California Historical Landmark
- Reference no.: 1005

= Rancho Santa Rosa (Moreno) =

Mexican land grant in California

Rancho Santa Rosa was a 47815 acre Mexican land grant in present day Riverside County, California given in 1846 by Governor Pio Pico to Juan Moreno. At the time of the US patent, Rancho Santa Rosa was a part of San Diego County. Riverside County was created by the California Legislature in 1893 by taking land from both San Bernardino and San Diego Counties. The site is now registered as a California Historical Landmark.

==History==
The Santa Rosa Plateau became Rancho Santa Rosa under an 1846 Mexican land grant to cattle and sheep rancher Juan Moreno.

With the cession of California to the United States following the Mexican-American War, the 1848 Treaty of Guadalupe Hidalgo provided that the land grants would be honored. As required by the Land Act of 1851, a claim for Rancho Santa Rosa was filed with the Public Land Commission in 1852, and the grant was patented to Juan Moreno in 1872.
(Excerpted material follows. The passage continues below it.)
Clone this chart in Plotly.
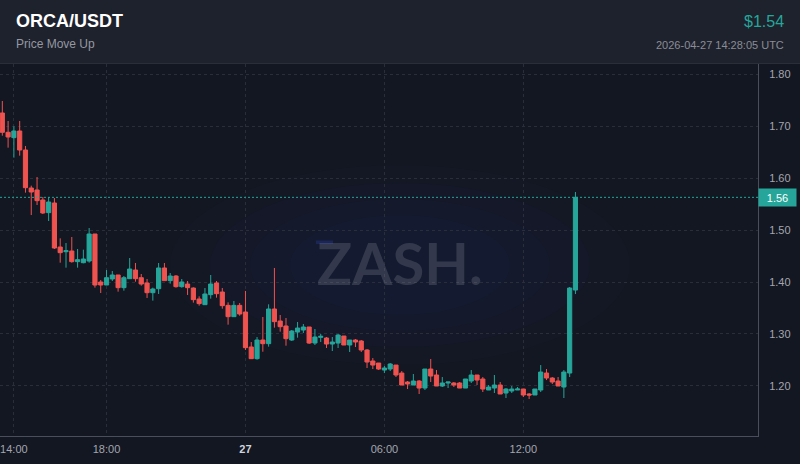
import pandas as pd
import plotly.graph_objects as go

# 15-minute candles, ORCA/USDT
start_time = "2026-04-26 13:30"
opens = [1.7256, 1.6884, 1.6781, 1.6909, 1.6543, 1.5811, 1.5773, 1.5580, 1.5336, 1.5522,
         1.4674, 1.4584, 1.4597, 1.4392, 1.4372, 1.4404, 1.4925, 1.4000, 1.3942, 1.4058,
         1.4135, 1.3891, 1.4064, 1.4231, 1.4083, 1.3981, 1.3794, 1.3871, 1.4270, 1.4026,
         1.4115, 1.3910, 1.3961, 1.3884, 1.3672, 1.3563, 1.3756, 1.3981, 1.3807, 1.3550,
         1.3332, 1.3550, 1.3422, 1.2748, 1.2523, 1.2882, 1.2812, 1.3480, 1.3248, 1.3152,
         1.2882, 1.3036, 1.3075, 1.3133, 1.2824, 1.2934, 1.2921, 1.2805, 1.2824, 1.2959,
         1.2786, 1.2882, 1.2863, 1.2690, 1.2478, 1.2439, 1.2304, 1.2323, 1.2400, 1.2246,
         1.2073, 1.2015, 1.2092, 1.1957, 1.2323, 1.2208, 1.1996, 1.2054, 1.2054, 1.2054,
         1.1957, 1.2092, 1.2208, 1.2131, 1.1919, 1.1957, 1.2015, 1.1861, 1.1900, 1.1919,
         1.1938, 1.1842, 1.1823, 1.1919, 1.2246, 1.2150, 1.2092, 1.1977, 1.2246, 1.3845]
highs = [1.7487, 1.7102, 1.7000, 1.7102, 1.6620, 1.5856, 1.6023, 1.5638, 1.5638, 1.5618,
         1.4841, 1.4751, 1.4867, 1.4636, 1.4623, 1.5040, 1.4925, 1.4038, 1.4231, 1.4212,
         1.4135, 1.4115, 1.4462, 1.4366, 1.4154, 1.4058, 1.3891, 1.4366, 1.4366, 1.4173,
         1.4135, 1.4058, 1.4019, 1.3897, 1.3724, 1.3884, 1.4135, 1.4019, 1.3884, 1.3608,
         1.3634, 1.3595, 1.3827, 1.2844, 1.2940, 1.3326, 1.3570, 1.4270, 1.3364, 1.3306,
         1.3075, 1.3229, 1.3190, 1.3133, 1.3094, 1.2998, 1.2940, 1.2940, 1.2998, 1.2959,
         1.2882, 1.2901, 1.2882, 1.2709, 1.2535, 1.2439, 1.2381, 1.2439, 1.2400, 1.2285,
         1.2092, 1.2227, 1.2111, 1.2323, 1.2516, 1.2304, 1.2169, 1.2073, 1.2073, 1.2073,
         1.2131, 1.2304, 1.2208, 1.2169, 1.2015, 1.2208, 1.2073, 1.1957, 1.1996, 1.1977,
         1.1938, 1.1861, 1.1938, 1.2400, 1.2323, 1.2169, 1.2169, 1.2304, 1.3903, 1.5734]
lows = [1.6819, 1.6588, 1.6396, 1.6434, 1.5721, 1.5290, 1.5483, 1.5310, 1.5175, 1.4636,
        1.4372, 1.4276, 1.4372, 1.4276, 1.4360, 1.4372, 1.3891, 1.3788, 1.3942, 1.4019,
        1.3814, 1.3833, 1.4064, 1.4006, 1.3929, 1.3692, 1.3641, 1.3769, 1.4026, 1.3968,
        1.3891, 1.3891, 1.3750, 1.3602, 1.3544, 1.3563, 1.3679, 1.3698, 1.3486, 1.3178,
        1.3332, 1.3351, 1.2690, 1.2523, 1.2503, 1.2657, 1.2754, 1.3120, 1.3043, 1.2773,
        1.2863, 1.2927, 1.3017, 1.2805, 1.2786, 1.2844, 1.2728, 1.2670, 1.2728, 1.2786,
        1.2651, 1.2747, 1.2651, 1.2343, 1.2323, 1.2304, 1.2246, 1.2285, 1.2169, 1.2015,
        1.1938, 1.2015, 1.1842, 1.1919, 1.2073, 1.1996, 1.1977, 1.1957, 1.1977, 1.1957,
        1.1957, 1.2054, 1.2015, 1.1880, 1.1919, 1.1861, 1.1842, 1.1765, 1.1861, 1.1919,
        1.1784, 1.1745, 1.1823, 1.1880, 1.2111, 1.2034, 1.1996, 1.1765, 1.2169, 1.3768]
closes = [1.6884, 1.6794, 1.6909, 1.6543, 1.5817, 1.5734, 1.5567, 1.5330, 1.5541, 1.4655,
          1.4565, 1.4603, 1.4392, 1.4430, 1.4443, 1.4925, 1.3942, 1.3942, 1.4083, 1.4135,
          1.3891, 1.4083, 1.4250, 1.4064, 1.3961, 1.3794, 1.3865, 1.4270, 1.4026, 1.4115,
          1.3910, 1.4000, 1.3891, 1.3660, 1.3583, 1.3769, 1.3961, 1.3775, 1.3544, 1.3332,
          1.3550, 1.3383, 1.2735, 1.2523, 1.2882, 1.2812, 1.3480, 1.3236, 1.3139, 1.2908,
          1.3056, 1.3113, 1.3133, 1.2824, 1.2940, 1.2953, 1.2805, 1.2844, 1.2978, 1.2786,
          1.2882, 1.2844, 1.2690, 1.2458, 1.2400, 1.2323, 1.2343, 1.2420, 1.2208, 1.2015,
          1.2034, 1.2092, 1.1957, 1.2323, 1.2188, 1.1996, 1.2054, 1.2073, 1.2015, 1.1957,
          1.2131, 1.2208, 1.2111, 1.1938, 1.1977, 1.2015, 1.1842, 1.1938, 1.1938, 1.1938,
          1.1823, 1.1823, 1.1938, 1.2265, 1.2150, 1.2073, 1.1996, 1.2265, 1.3884, 1.5631]

tick_times = ["2026-04-26 14:00", "2026-04-26 18:00", "2026-04-27 00:00",
              "2026-04-27 06:00", "2026-04-27 12:00"]
tick_labels = ["14:00", "18:00", "<b><span style='color:#d1d4dc'>27</span></b>", "06:00", "12:00"]
y_ticks = [1.2, 1.3, 1.4, 1.5, 1.6, 1.7, 1.8]

title_txt = "ORCA/USDT"
subtitle_txt = "Price Move Up"
price_txt = "$1.54"
stamp_txt = "2026-04-27 14:28:05 UTC"

UP = "#26a69a"
DOWN = "#ef5350"
BG = "#131722"
HEADER = "#1e222d"
GRID = "#2a2e3b"
AXIS = "#4a4e5c"
TXT = "#a3a6af"
FONT = "Liberation Sans, Arial, sans-serif"

times = pd.date_range(start_time, periods=len(closes), freq="15min")

# layout in pixels -> paper coords (plot area: x 0..758, y 64..436)
PW, PT, PB = 758, 64, 436
def px(x):
    return x / PW
def py(y):
    return (PB - y) / (PB - PT)

fig = go.Figure()

fig.add_trace(go.Candlestick(
    x=times, open=opens, high=highs, low=lows, close=closes,
    increasing=dict(line=dict(color=UP, width=1), fillcolor=UP),
    decreasing=dict(line=dict(color=DOWN, width=1), fillcolor=DOWN),
    whiskerwidth=0,
    showlegend=False,
))

shapes = []
# header band
shapes.append(dict(type="rect", xref="paper", yref="paper", x0=0, x1=px(800), y0=1, y1=py(0),
                   fillcolor=HEADER, line_width=0, layer="below"))
shapes.append(dict(type="line", xref="paper", yref="paper", x0=0, x1=px(800), y0=py(63.5), y1=py(63.5),
                   line=dict(color="#2a2e39", width=1)))
# soft glow behind the watermark
for rx, ry, a in [(230, 100, 0.04), (190, 82, 0.05), (150, 66, 0.06), (110, 50, 0.07)]:
    shapes.append(dict(type="circle", xref="paper", yref="paper",
                       x0=px(400 - rx), x1=px(400 + rx), y0=py(265 + ry), y1=py(265 - ry),
                       fillcolor=f"rgba(32,44,110,{a})", line_width=0, layer="below"))
shapes.append(dict(type="rect", xref="paper", yref="paper", x0=px(316), x1=px(333), y0=py(244), y1=py(240.5),
                   fillcolor="rgba(40,60,160,0.35)", line_width=0, layer="below"))
# last price line
shapes.append(dict(type="line", xref="paper", yref="y", x0=0, x1=1, y0=closes[-1], y1=closes[-1],
                   line=dict(color=UP, width=1, dash="2px,2px")))

annotations = [
    dict(text=f"<b>{title_txt}</b>", xref="paper", yref="paper", x=px(14), y=py(21),
         xanchor="left", yanchor="middle", showarrow=False, font=dict(size=18, color="#ffffff", family=FONT)),
    dict(text=subtitle_txt, xref="paper", yref="paper", x=px(14), y=py(44),
         xanchor="left", yanchor="middle", showarrow=False, font=dict(size=12, color="#9598a1", family=FONT)),
    dict(text=price_txt, xref="paper", yref="paper", x=px(786), y=py(21),
         xanchor="right", yanchor="middle", showarrow=False, font=dict(size=16, color=UP, family=FONT)),
    dict(text=stamp_txt, xref="paper", yref="paper", x=px(786), y=py(45),
         xanchor="right", yanchor="middle", showarrow=False, font=dict(size=11, color="#8a8d96", family=FONT)),
    dict(text="<b>ZASH.</b>", xref="paper", yref="paper", x=px(400), y=py(262),
         xanchor="center", yanchor="middle", showarrow=False,
         font=dict(size=58, color="rgba(150,155,170,0.24)", family="Lato, Inter, sans-serif")),
    dict(text=f"{closes[-1]:.2f}", xref="paper", yref="y", x=1, y=closes[-1],
         xanchor="left", yanchor="middle", showarrow=False, bgcolor=UP,
         width=33, height=13, borderpad=2, font=dict(size=11, color="#ffffff", family=FONT)),
]

fig.update_layout(
    width=800, height=464,
    margin=dict(l=0, r=42, t=64, b=28),
    paper_bgcolor=BG,
    plot_bgcolor=BG,
    boxgap=0.28,
    boxgroupgap=0,
    font=dict(family=FONT, size=11, color=TXT),
    showlegend=False,
    shapes=shapes,
    annotations=annotations,
    xaxis=dict(
        rangeslider=dict(visible=False),
        range=["2026-04-26 13:24", "2026-04-27 22:08"],
        tickmode="array", tickvals=tick_times, ticktext=tick_labels,
        showgrid=True, gridcolor=GRID, griddash="3px,3px", gridwidth=1,
        showline=True, linecolor=AXIS, linewidth=1,
        zeroline=False, ticks="", ticklabelstandoff=3, tickfont=dict(size=11, color=TXT),
    ),
    yaxis=dict(
        side="right",
        range=[1.1033, 1.8200],
        tickmode="array", tickvals=y_ticks, ticktext=[f"{v:.2f}" for v in y_ticks],
        showgrid=True, gridcolor=GRID, griddash="3px,3px", gridwidth=1,
        showline=True, linecolor=AXIS, linewidth=1,
        zeroline=False, ticks="", ticklabelstandoff=8, tickfont=dict(size=11, color=TXT),
    ),
)

fig.write_html("out.html", config={"displayModeBar": False},
               post_script="document.body.style.margin='0';")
Moreno sold the rancho to Augustin Machado in 1855. Machado subsequently purchased neighboring Rancho La Laguna in 1858. In 1876, Rancho Santa Rosa was sold to Englishman John Dear, who had sent his son, Parker, from England to inspect the rancho lands. He stayed to run it for the next 18 years, trying to make it a profitable venture. Flood events that twice destroyed the railroad connection of the California Southern Railroad with San Diego, cutting economical transportation to and from his ranch and development projects at Linda Rosa. Parker Dear was forced to put the ranch into receivership in 1894. Walter Vail, already a successful ranch owner in Arizona and owner of Santa Rosa Island, bought Rancho Santa Rosa in 1904. The Vails continued to operate their cattle ranch for the next sixty years. In 1964, the Vails sold the ranch to the Kaiser Steel Company, which master-planned Rancho California – the communities that today comprise the cities of Temecula and Murrieta.

A large portion of Rancho Santa Rosa lands were purchased to create the Santa Rosa Plateau Ecological Reserve. It was assembled in several stages by The Nature Conservancy in 1984. Subsequently parcels were purchased in the 1990s by the State of California, the Riverside County Regional Park and Open Space District, and the Metropolitan Water District of Southern California.

==Historic sites of the Rancho==
- Moreno and Machado Adobes. Two unrestored mid-19th-century rancho adobes that are Riverside County's oldest standing structures. Also nearby are the Vail Ranch Barn, the ranch foreman's house, the ruins of the Dear – Vail Ranch-house and a Luiseno village site.

The 8300 acre reserve now has four owners: the California Department of Fish and Game, Riverside County, the Metropolitan Water District of Southern California, and The Nature Conservancy.